I was crossing Middle Bridge, and told him so.

“I’m jealous!” he said. “Lola knows I’m coming to graduation whether I’m invited or not.” And then, “So speaking of Lola, this—this project.”

“Oddly,” I said, inanely anxious that he know this, “I had nothing to do with the idea.” I explained about Britt’s interest predating the class, how the kids saw the whole thing as ancient lore.

Mike said, “It’s been on my mind a lot, actually. The past couple years.”

“It means something new when you have your own kids.”

“Sure,” he said, “sure. But I guess I just mean this moment we’re in, the stuff—we were so—God, Bodie, I don’t know.”

One of the first things I’d taught the kids about getting someone to talk was biting your tongue. (“Literally,” I said, “if necessary.”) Sure enough, he filled his own silence.

“If I had to play the odds, I’d say Omar did it. But you can’t arrest someone on rumors, right? I remember we had that sign-up sheet, and we went in—we said what we knew, but we’d for sure already talked to each other. You’re sitting around for days trying to process, trying to figure out what happened, and people are saying stuff about Omar. It starts to make sense.”
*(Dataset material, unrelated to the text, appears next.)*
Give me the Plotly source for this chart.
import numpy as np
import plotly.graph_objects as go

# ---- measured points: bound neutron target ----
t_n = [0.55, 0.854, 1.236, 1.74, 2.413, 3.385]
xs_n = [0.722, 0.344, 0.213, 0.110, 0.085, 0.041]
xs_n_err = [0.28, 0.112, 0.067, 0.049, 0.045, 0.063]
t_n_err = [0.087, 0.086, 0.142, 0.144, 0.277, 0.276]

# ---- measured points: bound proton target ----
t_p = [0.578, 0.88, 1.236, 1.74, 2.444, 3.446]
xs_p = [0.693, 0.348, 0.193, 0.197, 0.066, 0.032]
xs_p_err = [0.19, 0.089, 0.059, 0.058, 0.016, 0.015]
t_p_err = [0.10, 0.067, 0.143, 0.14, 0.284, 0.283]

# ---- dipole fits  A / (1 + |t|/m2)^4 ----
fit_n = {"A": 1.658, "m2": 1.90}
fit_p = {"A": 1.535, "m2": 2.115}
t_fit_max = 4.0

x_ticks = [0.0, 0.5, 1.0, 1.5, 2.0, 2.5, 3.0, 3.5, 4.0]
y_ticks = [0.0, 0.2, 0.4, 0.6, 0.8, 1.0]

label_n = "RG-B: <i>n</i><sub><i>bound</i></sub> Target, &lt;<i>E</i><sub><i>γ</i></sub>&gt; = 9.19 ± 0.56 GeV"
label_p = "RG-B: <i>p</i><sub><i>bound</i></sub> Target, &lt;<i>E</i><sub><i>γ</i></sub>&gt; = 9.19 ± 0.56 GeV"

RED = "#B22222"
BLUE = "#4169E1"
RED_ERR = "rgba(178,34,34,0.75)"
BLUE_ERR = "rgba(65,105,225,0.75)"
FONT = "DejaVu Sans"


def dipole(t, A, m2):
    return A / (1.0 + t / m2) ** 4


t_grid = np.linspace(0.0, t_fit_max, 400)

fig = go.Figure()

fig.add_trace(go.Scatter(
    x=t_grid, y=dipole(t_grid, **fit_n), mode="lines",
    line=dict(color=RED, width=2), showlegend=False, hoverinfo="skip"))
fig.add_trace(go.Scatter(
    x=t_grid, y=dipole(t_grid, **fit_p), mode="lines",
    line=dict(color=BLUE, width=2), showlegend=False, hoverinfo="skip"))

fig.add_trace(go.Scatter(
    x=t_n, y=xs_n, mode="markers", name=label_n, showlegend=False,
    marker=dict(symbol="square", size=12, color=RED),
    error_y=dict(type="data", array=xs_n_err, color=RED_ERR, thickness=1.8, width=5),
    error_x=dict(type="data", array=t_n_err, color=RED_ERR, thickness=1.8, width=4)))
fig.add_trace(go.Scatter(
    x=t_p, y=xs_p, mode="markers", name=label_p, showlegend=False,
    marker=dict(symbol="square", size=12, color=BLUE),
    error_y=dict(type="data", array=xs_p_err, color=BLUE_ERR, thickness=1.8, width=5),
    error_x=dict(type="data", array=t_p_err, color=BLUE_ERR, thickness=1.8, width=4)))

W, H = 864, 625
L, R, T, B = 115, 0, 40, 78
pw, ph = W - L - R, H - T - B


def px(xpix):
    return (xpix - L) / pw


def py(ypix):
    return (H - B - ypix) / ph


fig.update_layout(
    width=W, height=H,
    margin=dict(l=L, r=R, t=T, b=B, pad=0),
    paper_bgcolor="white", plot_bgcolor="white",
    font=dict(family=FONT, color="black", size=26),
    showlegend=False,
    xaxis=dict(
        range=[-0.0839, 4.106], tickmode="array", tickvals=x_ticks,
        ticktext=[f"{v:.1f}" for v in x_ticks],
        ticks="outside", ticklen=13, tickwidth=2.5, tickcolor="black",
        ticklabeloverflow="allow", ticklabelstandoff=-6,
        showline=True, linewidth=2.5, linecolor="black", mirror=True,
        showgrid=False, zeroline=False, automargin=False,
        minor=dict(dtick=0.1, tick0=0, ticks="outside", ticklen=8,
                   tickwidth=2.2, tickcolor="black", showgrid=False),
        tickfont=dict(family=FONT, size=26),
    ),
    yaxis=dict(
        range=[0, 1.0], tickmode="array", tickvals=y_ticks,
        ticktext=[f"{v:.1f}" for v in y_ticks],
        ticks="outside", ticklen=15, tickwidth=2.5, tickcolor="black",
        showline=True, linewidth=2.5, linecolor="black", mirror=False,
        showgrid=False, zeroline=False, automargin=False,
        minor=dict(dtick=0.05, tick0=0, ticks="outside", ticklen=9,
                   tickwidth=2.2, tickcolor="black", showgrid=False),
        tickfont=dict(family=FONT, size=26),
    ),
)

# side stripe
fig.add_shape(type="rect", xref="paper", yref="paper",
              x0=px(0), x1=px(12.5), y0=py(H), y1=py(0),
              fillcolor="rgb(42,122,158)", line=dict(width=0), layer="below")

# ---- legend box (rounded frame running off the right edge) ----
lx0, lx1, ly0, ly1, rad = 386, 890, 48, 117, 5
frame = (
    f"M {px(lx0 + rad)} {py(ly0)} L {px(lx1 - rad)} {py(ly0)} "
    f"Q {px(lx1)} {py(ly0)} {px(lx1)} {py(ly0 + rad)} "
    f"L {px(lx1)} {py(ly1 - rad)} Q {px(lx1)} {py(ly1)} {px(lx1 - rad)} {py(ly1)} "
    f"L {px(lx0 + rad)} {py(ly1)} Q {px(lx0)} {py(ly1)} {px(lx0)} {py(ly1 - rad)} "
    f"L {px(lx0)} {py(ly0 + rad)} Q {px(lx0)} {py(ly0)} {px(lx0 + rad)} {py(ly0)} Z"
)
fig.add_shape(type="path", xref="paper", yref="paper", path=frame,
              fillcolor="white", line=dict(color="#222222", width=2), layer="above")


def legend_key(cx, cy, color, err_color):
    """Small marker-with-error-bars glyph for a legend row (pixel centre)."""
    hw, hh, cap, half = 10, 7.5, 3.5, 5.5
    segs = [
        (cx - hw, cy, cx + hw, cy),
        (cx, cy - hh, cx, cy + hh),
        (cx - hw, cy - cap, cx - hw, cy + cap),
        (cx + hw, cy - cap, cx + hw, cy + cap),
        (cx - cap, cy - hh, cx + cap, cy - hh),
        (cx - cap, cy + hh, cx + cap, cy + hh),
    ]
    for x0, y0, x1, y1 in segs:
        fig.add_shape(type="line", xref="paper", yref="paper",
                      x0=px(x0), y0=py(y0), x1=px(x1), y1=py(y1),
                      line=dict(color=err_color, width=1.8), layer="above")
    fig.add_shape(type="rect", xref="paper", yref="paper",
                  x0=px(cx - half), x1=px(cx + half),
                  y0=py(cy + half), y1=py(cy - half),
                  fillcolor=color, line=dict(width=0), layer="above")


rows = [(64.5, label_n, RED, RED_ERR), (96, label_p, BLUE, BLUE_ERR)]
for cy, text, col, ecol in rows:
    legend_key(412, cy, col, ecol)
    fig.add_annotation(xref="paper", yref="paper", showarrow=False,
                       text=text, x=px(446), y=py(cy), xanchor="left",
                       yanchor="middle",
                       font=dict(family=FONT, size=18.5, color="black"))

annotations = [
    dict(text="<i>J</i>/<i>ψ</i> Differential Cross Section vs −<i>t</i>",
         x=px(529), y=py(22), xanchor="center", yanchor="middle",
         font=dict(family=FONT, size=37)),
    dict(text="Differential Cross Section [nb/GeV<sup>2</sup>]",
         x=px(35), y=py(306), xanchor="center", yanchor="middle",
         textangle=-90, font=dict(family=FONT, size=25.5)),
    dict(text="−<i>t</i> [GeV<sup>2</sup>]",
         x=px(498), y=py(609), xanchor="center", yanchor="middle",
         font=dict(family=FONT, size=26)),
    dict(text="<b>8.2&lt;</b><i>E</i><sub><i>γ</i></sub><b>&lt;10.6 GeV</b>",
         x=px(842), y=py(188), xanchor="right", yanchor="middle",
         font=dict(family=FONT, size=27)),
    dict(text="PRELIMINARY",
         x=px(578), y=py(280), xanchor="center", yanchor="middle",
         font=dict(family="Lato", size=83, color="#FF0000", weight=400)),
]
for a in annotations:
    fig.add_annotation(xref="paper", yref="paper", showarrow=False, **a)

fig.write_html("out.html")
I was at New Chapel now, and snow had started to fall again, fast and thick and wet, landing on my face and scarf, blowing into my legs. I ducked inside, stood in the vestibule. There had once been a pay phone here; now there was a phone charging station.
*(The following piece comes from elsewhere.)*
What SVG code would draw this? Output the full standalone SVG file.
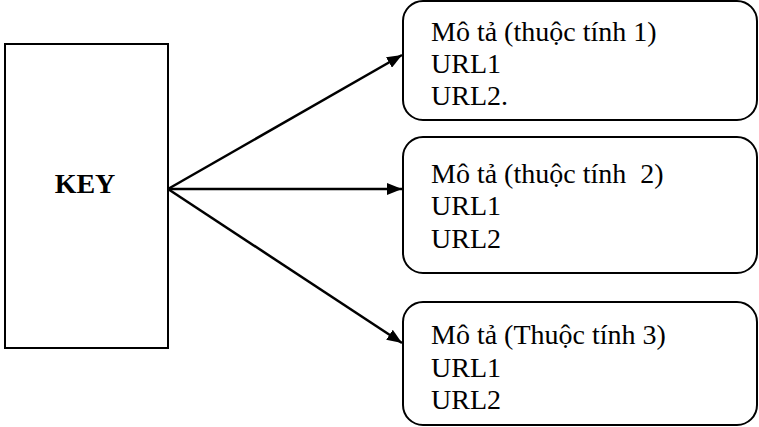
<svg xmlns="http://www.w3.org/2000/svg" width="759" height="427" viewBox="0 0 759 427">
  <defs>
    <marker id="arrow" viewBox="0 0 10 10" refX="10" refY="5" markerWidth="15" markerHeight="12" markerUnits="userSpaceOnUse" preserveAspectRatio="none" orient="auto">
      <path d="M0,0 L10,5 L0,10 z" fill="#000"/>
    </marker>
    <style>
      .box { fill: #fff; stroke: #000; stroke-width: 2; }
      .lbl { font-family: "Liberation Serif", "Times New Roman", serif; font-size: 28px; fill: #000; }
      .key { font-family: "Liberation Serif", "Times New Roman", serif; font-size: 28px; font-weight: bold; fill: #000; }
      .edge { stroke: #000; stroke-width: 2.5; fill: none; marker-end: url(#arrow); }
    </style>
  </defs>
  <rect width="759" height="427" fill="#fff"/>

  <g id="key">
    <rect class="box" x="5" y="44" width="163" height="304"/>
    <text class="key" x="85" y="193" text-anchor="middle">KEY</text>
  </g>

  <g id="attr1">
    <rect class="box" x="403" y="1" width="354" height="119" rx="20" ry="20"/>
    <text class="lbl" x="431" y="41">Mô tả (thuộc tính 1)</text>
    <text class="lbl" x="431" y="73">URL1</text>
    <text class="lbl" x="431" y="105">URL2.</text>
  </g>

  <g id="attr2">
    <rect class="box" x="403" y="137" width="354" height="136" rx="20" ry="20"/>
    <text class="lbl" x="431" y="183" xml:space="preserve">Mô tả (thuộc tính  2)</text>
    <text class="lbl" x="431" y="215">URL1</text>
    <text class="lbl" x="431" y="248">URL2</text>
  </g>

  <g id="attr3">
    <rect class="box" x="403" y="302" width="354" height="123" rx="20" ry="20"/>
    <text class="lbl" x="431" y="344">Mô tả (Thuộc tính 3)</text>
    <text class="lbl" x="431" y="377">URL1</text>
    <text class="lbl" x="431" y="409">URL2</text>
  </g>

  <g id="connectors">
    <line class="edge" x1="168" y1="189" x2="402" y2="55"/>
    <line class="edge" x1="168" y1="189" x2="402" y2="189"/>
    <line class="edge" x1="168" y1="189" x2="402" y2="343"/>
  </g>
</svg>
“Then Omar confessed,” he said, “and even if he recanted it was like, okay, well, there’s your answer. It’s solved, like the end of a TV show. But, Bodie, what I know now—false confessions are so common.”

It was wild how familiar his voice sounded. He’d never talked in class, and I hadn’t spoken to him much—but then I’d listened to him every night in Camelot rehearsal, heard his gravelly voice not too long ago in the YouTube version, saying, My teacher Merlin, who always remembered things that haven’t happened better than things that have.

Mike said, “Especially—I look at this case, and they had Omar on drug charges, easily. We basically handed him over on that. They’re asking who could have done this, and we all said, Well, this guy follows Thalia around, and we heard he sells weed. I mean, we knew he sold weed. I’m sure when they searched his place they found enough drugs to put him away. I was never there, but—the guys who’d been to his apartment said he had grow lamps and everything.” I wondered if those guys had really been there, or had claimed this only after Omar’s arrest, but I didn’t ask. “And it’s possible the drugs were a factor in his confession. What did they really have him on, besides that initial confession?”

“He had access to the pool,” I said. “He was in the building.” I didn’t consider this solid evidence anymore, but Mike had asked.

“That’s absolutely circumstantial. And also. Bodie. We all had access to the gym, if not the pool. How many master keys were circulating? If that one pool door wasn’t locked, any of us could’ve gotten in. And some kids probably had the pool key, too. I remember I’m answering their questions, and I’m thinking, Christ, I have two different illicit keys under a sneaker insole in my closet right now. I remember thinking that if they knew, they’d arrest me.”

“And Omar’s DNA was on the swimsuit,” I said. “And he drew that noose.”

“Right.” He sighed. “Right.” He was quiet a moment.

It was a relief to talk to another adult about this. Fran didn’t want to, and Carlotta didn’t want to, but Mike seemed less interested in chatting about his participation in the podcast than in the details of the case. It made me feel less crazy; he’d clearly spent time thinking about this, too.